I wonder why we listen to poets

When nobody gives a fuck

—Wilco, “Ashes of American Flags”

In “Ashes of American Flags,” Wilco engages in a project akin to that of the language poets from the 1960s and 70s: the juxtaposition of artistic sentiment with capitalist ideology as a means of critiquing a prevailing social order that appears to serve only the latter. Through multiple references to “cash machines,” “filling up shopping bags,” and wanting “a good life with a nose for things,” the band calls into question what it is we Americans want out of our lives, and though no definitive answer is provided in the song, its implications are clear: we’ve allowed ourselves to become so obsessed with material pursuits that the only way to escape would be to “die” and “come back new.” For Charles Bernstein, Ron Silliman, and others in the L=A=N=G=U=A=G=E book, an altogether different response—the dissociation of language from its capitalist moorings via radical play with grammatical structures—allows poets to reincarnate the word, rather than themselves, in order to take language back for more authentic forms of expression.

In Silliman’s “Disappearance of the Word, Appearance of the World,” the poet becomes a prophet of dissonance, one who utilizes the freedoms of poetic form to explore “deformed counter-tendencies” (130) that violate the “specific ‘reality’” of capitalism “which is passed through the language and is thereby imposed on its speakers” (123). If even our words have become so transparent that they permit us only to focus on objects of consumption, then the poet’s task is to alter language so drastically that we are forced to notice, to recognize our complete and total ignorance of “the commoditized tongue of capitalism” (127). As Bernstein argues in “Semblance,” we can use writing to better understand our experience of the world precisely because writing has the power to “make experience palpable not by simply pointing to it but by (re)creating its conditions” (115). The poet who recreates our experience in struggling to master the dominant cultural language (as in Chris Mason’s “Learning Reading As A Second Language”) or who recreates our experience in the highly politicized fight for language (Steve McCaffery’s “From the Notebooks”) provides us new ways of interpreting experiences we tend to take for granted—the very experiences that work to permanently situate us within a capitalist, materialist culture concerned with people as consumers, not as people.

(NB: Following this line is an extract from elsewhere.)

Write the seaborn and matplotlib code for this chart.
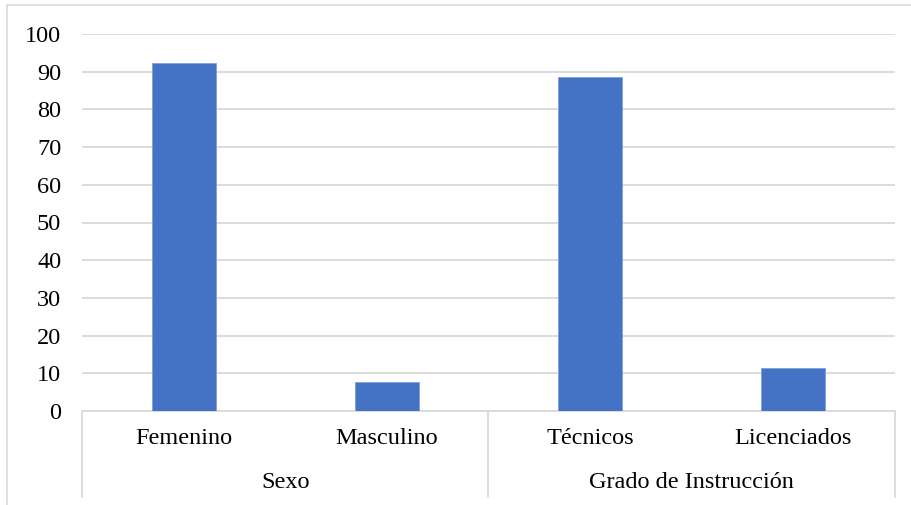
import matplotlib
matplotlib.use("Agg")
import matplotlib.pyplot as plt
from matplotlib.lines import Line2D
import matplotlib.transforms as mtransforms
import pandas as pd
import seaborn as sns

# Data
categorias = ["Femenino", "Masculino", "Técnicos", "Licenciados"]
porcentajes = [92.4, 7.6, 88.7, 11.3]
grupos = ["Sexo", "Grado de Instrucción"]
grupo_de = ["Sexo", "Sexo", "Grado de Instrucción", "Grado de Instrucción"]
ticks_y = [0, 10, 20, 30, 40, 50, 60, 70, 80, 90, 100]

df = pd.DataFrame({"categoria": categorias, "valor": porcentajes, "grupo": grupo_de})

sns.set_theme(style="white")
plt.rcParams["font.family"] = ["Liberation Serif", "DejaVu Serif"]

W, H = 912, 505
FS = 17.5
fig = plt.figure(figsize=(W / 100, H / 100), dpi=100)
ax = fig.add_axes([82 / W, (H - 411) / H, (895 - 82) / W, (411 - 34) / H])

sns.barplot(data=df, x="categoria", y="valor", color="#4472C4", width=0.315,
            saturation=1, ax=ax, zorder=3)
for p in ax.patches:
    p.set_edgecolor("#7f9fdb")
    p.set_linewidth(0.6)

grid_color = "#D9D9D9"
ax.set_ylim(0, 100)
ax.set_xlim(-0.5, len(categorias) - 0.5)
ax.set_yticks(ticks_y)
ax.yaxis.grid(True, color=grid_color, linewidth=1.3, zorder=0)
ax.set_axisbelow(True)
for s in ["top", "right", "left"]:
    ax.spines[s].set_visible(False)
ax.spines["bottom"].set_color(grid_color)
ax.spines["bottom"].set_linewidth(1.3)
ax.tick_params(axis="y", length=0, pad=15, labelsize=FS, labelcolor="#000000")
ax.tick_params(axis="x", length=0, labelbottom=False)
ax.set_xlabel("")
ax.set_ylabel("")

# Two-level category axis
trans = mtransforms.blended_transform_factory(ax.transData, ax.transAxes)
low = -(497 - 411) / 377
for x in [-0.5, 1.5, len(categorias) - 0.5]:
    ax.add_line(Line2D([x, x], [0, low], transform=trans, color=grid_color,
                       linewidth=1.3, clip_on=False))
for i, c in enumerate(categorias):
    ax.text(i, -(438 - 411) / 377, c, transform=trans, ha="center", va="center",
            fontsize=FS, color="#000000")
for j, g in enumerate(grupos):
    ax.text(2 * j + 0.5, -(483 - 411) / 377, g, transform=trans, ha="center",
            va="center", fontsize=FS, color="#000000")

# Chart area frame
fig.add_artist(Line2D([7.5 / W, 7.5 / W], [0, 1 - 4.5 / H], transform=fig.transFigure,
                      color=grid_color, linewidth=1.2))
fig.add_artist(Line2D([7.5 / W, 1], [1 - 4.5 / H, 1 - 4.5 / H], transform=fig.transFigure,
                      color=grid_color, linewidth=1.2))

fig.savefig("out.png", dpi=100, facecolor="white")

But how, in the end, does this achieve political goals? The key is for individuals to feel they have possession of language rather than feel they are possessed by language. And since linguistic practices within our capitalist culture threaten to possess us, the language poets argue that we must disrupt those practices in order to take language back. “A language centered writing,” claims McCaffery, “dispossesses us of language in order that we might repossess it again” (162). In a sense, we must kill off our current linguistic selves so that we can “come back new” into a world of freer expression, one in which language, as “the center, the primary material, the sacred corpus” (Andrews 31), no longer carries with it the constraints of capitalist ideology. If we believe that “WORDS being what poems are then SENTENCES being what POLITICS is” (McCaffery 176), then the fight for words through poetry is, in fact, one of the only ways to make a truly political statement. The language poets remind us that, though we write in order to be heard, sometimes we must write in radically new ways if we want our writing to do anything other than reflect the dominant cultural norms of our time.